━━ Recorded information

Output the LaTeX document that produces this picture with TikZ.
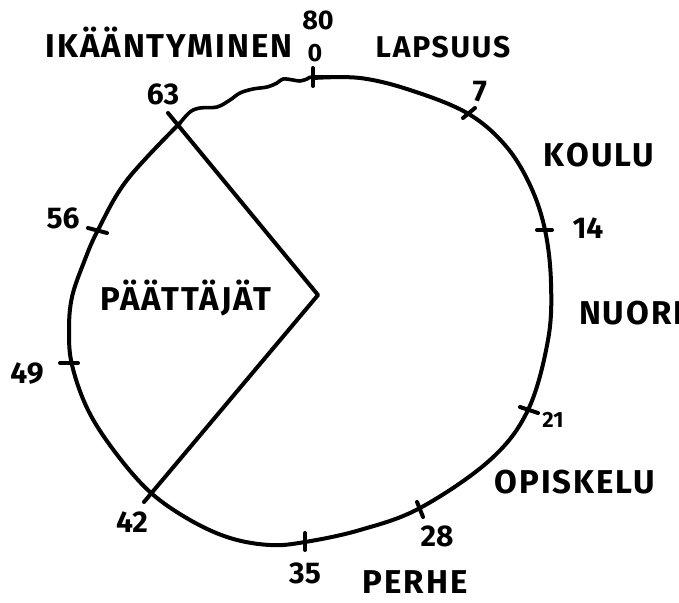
\documentclass[tikz,border=0pt]{standalone}
\usepackage{fontspec}
\setmainfont{Fira Sans}
\begin{document}
\begin{tikzpicture}[x=1pt,y=-1pt, line width=4pt, line cap=round, line join=round,
  lbl/.style={font=\fontsize{33}{33}\selectfont\bfseries\addfontfeature{LetterSpace=6}, inner sep=0pt},
  num/.style={font=\fontsize{30}{30}\selectfont\bfseries, inner sep=0pt}]
\useasboundingbox (0,0) rectangle (679,602);
\clip (0,0) rectangle (679,602);
% main ring
\draw plot[smooth, tension=0.6] coordinates {(313,78) (360,78) (410,90) (467,113) (505,145) (530,185) (545,230) (551,283) (548,340) (528,410) (490,460) (420,508) (360,530) (305,542) (270,545) (230,538) (190,520) (150,492) (115,452) (88,410) (72,365) (69,330) (72,297) (84,262) (98,230) (127,180) (180,123)};
% wavy part
\draw[line width=3.6pt] plot[smooth, tension=0.6] coordinates {(180,123) (190,112) (200,108) (217,107) (230,100) (240,93) (253,89) (267,87) (277,83) (283,79) (293,80) (300,81) (307,79) (313,77) (340,77)};
% wedge
\coordinate (c) at (318,295);
\coordinate (w1) at (168,113);
\coordinate (w2) at (144,502);
\draw (w1) -- (c) -- (w2);
% ticks
\draw (313,68) -- (313,86);
\draw (463,118) -- (475,108);
\draw (537,230) -- (552,230);
\draw (520,407) -- (538,413);
\draw (417,502) -- (423,517);
\draw (305,533) -- (305,550);
\draw (60,363) -- (78,363);
\draw (88,228) -- (107,233);
% labels
\node[num, font=\fontsize{27}{27}\selectfont\bfseries] (n80) at (318,20) {80};
\node[num, font=\fontsize{25}{25}\selectfont\bfseries] (n0) at (315,53) {0};
\node[lbl] (ika) at (169,42) {IKÄÄNTYMINEN};
\node[lbl, font=\fontsize{30}{30}\selectfont\bfseries\addfontfeature{LetterSpace=6}] (lap) at (443,47) {LAPSUUS};
\node[num] (n63) at (163,94) {63};
\node[num] (n7) at (480,92) {7};
\node[lbl] (kou) at (599,155) {KOULU};
\node[num] (n14) at (588,228) {14};
\node[lbl, anchor=west] (nuo) at (577,313) {NUORI};
\node[num, font=\fontsize{22}{22}\selectfont\bfseries] (n21) at (553,420) {21};
\node[lbl] (opi) at (575,482) {OPISKELU};
\node[num] (n28) at (437,536) {28};
\node[num] (n35) at (305,573) {35};
\node[lbl] (per) at (415,582) {PERHE};
\node[num] (n42) at (132,522) {42};
\node[num] (n49) at (27,374) {49};
\node[num] (n56) at (63,218) {56};
\node[lbl] (paa) at (186,298) {PÄÄTTÄJÄT};
\end{tikzpicture}
\end{document}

━━━━

- [Task requirements]
Go through the listing above and write it all out exactly, leaving out any picture.

- [Exercise solution]
Output the LaTeX document that produces this picture with TikZ.
\documentclass[tikz,border=0pt]{standalone}
\usepackage{fontspec}
\setmainfont{Fira Sans}
\begin{document}
\begin{tikzpicture}[x=1pt,y=-1pt, line width=4pt, line cap=round, line join=round,
  lbl/.style={font=\fontsize{33}{33}\selectfont\bfseries\addfontfeature{LetterSpace=6}, inner sep=0pt},
  num/.style={font=\fontsize{30}{30}\selectfont\bfseries, inner sep=0pt}]
\useasboundingbox (0,0) rectangle (679,602);
\clip (0,0) rectangle (679,602);
% main ring
\draw plot[smooth, tension=0.6] coordinates {(313,78) (360,78) (410,90) (467,113) (505,145) (530,185) (545,230) (551,283) (548,340) (528,410) (490,460) (420,508) (360,530) (305,542) (270,545) (230,538) (190,520) (150,492) (115,452) (88,410) (72,365) (69,330) (72,297) (84,262) (98,230) (127,180) (180,123)};
% wavy part
\draw[line width=3.6pt] plot[smooth, tension=0.6] coordinates {(180,123) (190,112) (200,108) (217,107) (230,100) (240,93) (253,89) (267,87) (277,83) (283,79) (293,80) (300,81) (307,79) (313,77) (340,77)};
% wedge
\coordinate (c) at (318,295);
\coordinate (w1) at (168,113);
\coordinate (w2) at (144,502);
\draw (w1) -- (c) -- (w2);
% ticks
\draw (313,68) -- (313,86);
\draw (463,118) -- (475,108);
\draw (537,230) -- (552,230);
\draw (520,407) -- (538,413);
\draw (417,502) -- (423,517);
\draw (305,533) -- (305,550);
\draw (60,363) -- (78,363);
\draw (88,228) -- (107,233);
% labels
\node[num, font=\fontsize{27}{27}\selectfont\bfseries] (n80) at (318,20) {80};
\node[num, font=\fontsize{25}{25}\selectfont\bfseries] (n0) at (315,53) {0};
\node[lbl] (ika) at (169,42) {IKÄÄNTYMINEN};
\node[lbl, font=\fontsize{30}{30}\selectfont\bfseries\addfontfeature{LetterSpace=6}] (lap) at (443,47) {LAPSUUS};
\node[num] (n63) at (163,94) {63};
\node[num] (n7) at (480,92) {7};
\node[lbl] (kou) at (599,155) {KOULU};
\node[num] (n14) at (588,228) {14};
\node[lbl, anchor=west] (nuo) at (577,313) {NUORI};
\node[num, font=\fontsize{22}{22}\selectfont\bfseries] (n21) at (553,420) {21};
\node[lbl] (opi) at (575,482) {OPISKELU};
\node[num] (n28) at (437,536) {28};
\node[num] (n35) at (305,573) {35};
\node[lbl] (per) at (415,582) {PERHE};
\node[num] (n42) at (132,522) {42};
\node[num] (n49) at (27,374) {49};
\node[num] (n56) at (63,218) {56};
\node[lbl] (paa) at (186,298) {PÄÄTTÄJÄT};
\end{tikzpicture}
\end{document}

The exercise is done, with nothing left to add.